# [Entries supplied]
_ _ _ _ _

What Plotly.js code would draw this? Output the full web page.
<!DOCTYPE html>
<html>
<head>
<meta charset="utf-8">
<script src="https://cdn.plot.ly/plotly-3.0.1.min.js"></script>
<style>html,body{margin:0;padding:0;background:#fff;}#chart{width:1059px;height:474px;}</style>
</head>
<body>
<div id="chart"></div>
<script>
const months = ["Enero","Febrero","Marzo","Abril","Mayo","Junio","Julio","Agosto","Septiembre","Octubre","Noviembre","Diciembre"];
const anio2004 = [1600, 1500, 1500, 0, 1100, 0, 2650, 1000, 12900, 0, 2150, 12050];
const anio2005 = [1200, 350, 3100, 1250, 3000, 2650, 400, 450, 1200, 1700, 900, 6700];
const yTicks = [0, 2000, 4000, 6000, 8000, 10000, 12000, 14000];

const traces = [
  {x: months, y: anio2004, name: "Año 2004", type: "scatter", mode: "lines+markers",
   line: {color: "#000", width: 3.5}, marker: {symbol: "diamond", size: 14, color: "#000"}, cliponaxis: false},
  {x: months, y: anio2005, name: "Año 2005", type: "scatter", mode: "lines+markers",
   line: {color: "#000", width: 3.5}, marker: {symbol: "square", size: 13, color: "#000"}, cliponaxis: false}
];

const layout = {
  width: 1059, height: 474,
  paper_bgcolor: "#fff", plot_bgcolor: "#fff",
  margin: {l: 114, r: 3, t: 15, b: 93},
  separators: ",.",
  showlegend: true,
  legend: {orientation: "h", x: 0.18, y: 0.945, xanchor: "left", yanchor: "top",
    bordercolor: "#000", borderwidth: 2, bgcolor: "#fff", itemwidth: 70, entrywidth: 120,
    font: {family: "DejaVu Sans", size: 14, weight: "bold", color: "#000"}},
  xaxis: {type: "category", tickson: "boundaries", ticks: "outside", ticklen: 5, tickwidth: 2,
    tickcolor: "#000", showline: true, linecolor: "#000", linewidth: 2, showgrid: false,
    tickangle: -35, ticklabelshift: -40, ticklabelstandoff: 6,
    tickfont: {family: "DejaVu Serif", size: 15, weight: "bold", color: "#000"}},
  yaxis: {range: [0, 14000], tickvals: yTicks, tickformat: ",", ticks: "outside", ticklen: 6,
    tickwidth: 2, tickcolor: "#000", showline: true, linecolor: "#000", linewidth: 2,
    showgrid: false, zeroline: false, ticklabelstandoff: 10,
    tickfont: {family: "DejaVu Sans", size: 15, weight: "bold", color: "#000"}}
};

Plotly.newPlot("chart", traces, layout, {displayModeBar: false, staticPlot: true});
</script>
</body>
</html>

_ _ _ _ _

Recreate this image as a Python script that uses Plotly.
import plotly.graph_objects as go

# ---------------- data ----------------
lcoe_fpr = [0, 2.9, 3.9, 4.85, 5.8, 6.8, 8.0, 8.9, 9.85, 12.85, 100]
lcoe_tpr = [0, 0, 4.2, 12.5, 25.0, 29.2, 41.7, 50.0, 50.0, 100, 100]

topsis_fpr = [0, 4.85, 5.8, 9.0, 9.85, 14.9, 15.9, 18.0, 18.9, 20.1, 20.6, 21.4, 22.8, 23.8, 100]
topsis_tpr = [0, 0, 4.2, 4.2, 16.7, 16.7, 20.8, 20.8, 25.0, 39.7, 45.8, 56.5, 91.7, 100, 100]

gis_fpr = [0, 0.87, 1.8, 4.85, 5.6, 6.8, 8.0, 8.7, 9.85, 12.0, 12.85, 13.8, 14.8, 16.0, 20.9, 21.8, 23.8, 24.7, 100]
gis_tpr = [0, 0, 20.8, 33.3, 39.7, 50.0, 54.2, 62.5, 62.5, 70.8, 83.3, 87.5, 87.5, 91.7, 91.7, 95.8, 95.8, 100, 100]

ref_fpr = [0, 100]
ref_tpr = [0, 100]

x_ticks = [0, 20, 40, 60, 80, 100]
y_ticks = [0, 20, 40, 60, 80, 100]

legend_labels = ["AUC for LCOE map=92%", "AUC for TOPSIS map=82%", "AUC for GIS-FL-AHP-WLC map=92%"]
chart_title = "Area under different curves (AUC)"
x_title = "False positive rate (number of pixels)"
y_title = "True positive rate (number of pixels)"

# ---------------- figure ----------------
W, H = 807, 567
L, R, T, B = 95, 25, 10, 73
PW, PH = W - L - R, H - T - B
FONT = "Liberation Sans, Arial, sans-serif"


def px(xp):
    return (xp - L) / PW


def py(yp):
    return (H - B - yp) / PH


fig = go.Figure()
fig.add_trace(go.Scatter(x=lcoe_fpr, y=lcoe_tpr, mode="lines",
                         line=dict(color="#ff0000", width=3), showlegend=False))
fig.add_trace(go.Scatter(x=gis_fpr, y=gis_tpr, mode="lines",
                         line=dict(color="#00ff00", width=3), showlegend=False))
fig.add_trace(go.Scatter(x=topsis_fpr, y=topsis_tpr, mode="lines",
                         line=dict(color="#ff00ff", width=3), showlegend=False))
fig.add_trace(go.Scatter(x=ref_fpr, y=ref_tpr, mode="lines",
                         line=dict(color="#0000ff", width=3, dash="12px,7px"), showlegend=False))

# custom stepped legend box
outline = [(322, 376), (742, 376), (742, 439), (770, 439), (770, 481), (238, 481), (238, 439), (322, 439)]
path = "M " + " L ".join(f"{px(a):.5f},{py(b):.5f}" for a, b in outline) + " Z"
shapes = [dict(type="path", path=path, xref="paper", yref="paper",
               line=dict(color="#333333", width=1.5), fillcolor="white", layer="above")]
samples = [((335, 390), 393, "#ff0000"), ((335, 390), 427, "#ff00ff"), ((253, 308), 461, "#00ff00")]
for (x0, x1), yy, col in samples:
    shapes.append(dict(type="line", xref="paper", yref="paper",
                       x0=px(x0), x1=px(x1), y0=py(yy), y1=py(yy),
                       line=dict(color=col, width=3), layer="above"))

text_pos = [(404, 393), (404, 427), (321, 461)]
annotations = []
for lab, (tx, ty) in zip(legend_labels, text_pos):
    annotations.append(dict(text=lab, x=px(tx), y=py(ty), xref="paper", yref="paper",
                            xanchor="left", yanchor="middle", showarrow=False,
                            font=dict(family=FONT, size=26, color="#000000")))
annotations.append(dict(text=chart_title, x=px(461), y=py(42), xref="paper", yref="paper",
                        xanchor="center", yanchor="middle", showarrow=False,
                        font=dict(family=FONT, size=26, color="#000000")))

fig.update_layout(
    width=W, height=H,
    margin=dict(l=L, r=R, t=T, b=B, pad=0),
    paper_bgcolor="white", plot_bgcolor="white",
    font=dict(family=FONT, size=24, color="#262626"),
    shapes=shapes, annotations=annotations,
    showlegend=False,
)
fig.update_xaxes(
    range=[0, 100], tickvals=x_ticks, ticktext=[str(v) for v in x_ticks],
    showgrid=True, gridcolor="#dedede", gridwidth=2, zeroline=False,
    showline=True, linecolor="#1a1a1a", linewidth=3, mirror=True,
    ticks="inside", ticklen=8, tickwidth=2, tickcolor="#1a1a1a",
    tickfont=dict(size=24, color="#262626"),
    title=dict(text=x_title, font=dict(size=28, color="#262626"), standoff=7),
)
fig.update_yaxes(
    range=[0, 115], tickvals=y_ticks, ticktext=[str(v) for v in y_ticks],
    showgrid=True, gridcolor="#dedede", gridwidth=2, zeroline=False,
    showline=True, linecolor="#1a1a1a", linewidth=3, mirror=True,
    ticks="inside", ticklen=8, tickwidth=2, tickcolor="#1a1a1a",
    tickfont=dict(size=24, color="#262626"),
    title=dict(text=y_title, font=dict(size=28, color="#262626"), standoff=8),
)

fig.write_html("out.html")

_ _ _ _ _

# [Your instructions]
Extract all lines of the records above that include "script".

# [Written response]
<script src="https://cdn.plot.ly/plotly-3.0.1.min.js"></script>
<script>
</script>
Recreate this image as a Python script that uses Plotly.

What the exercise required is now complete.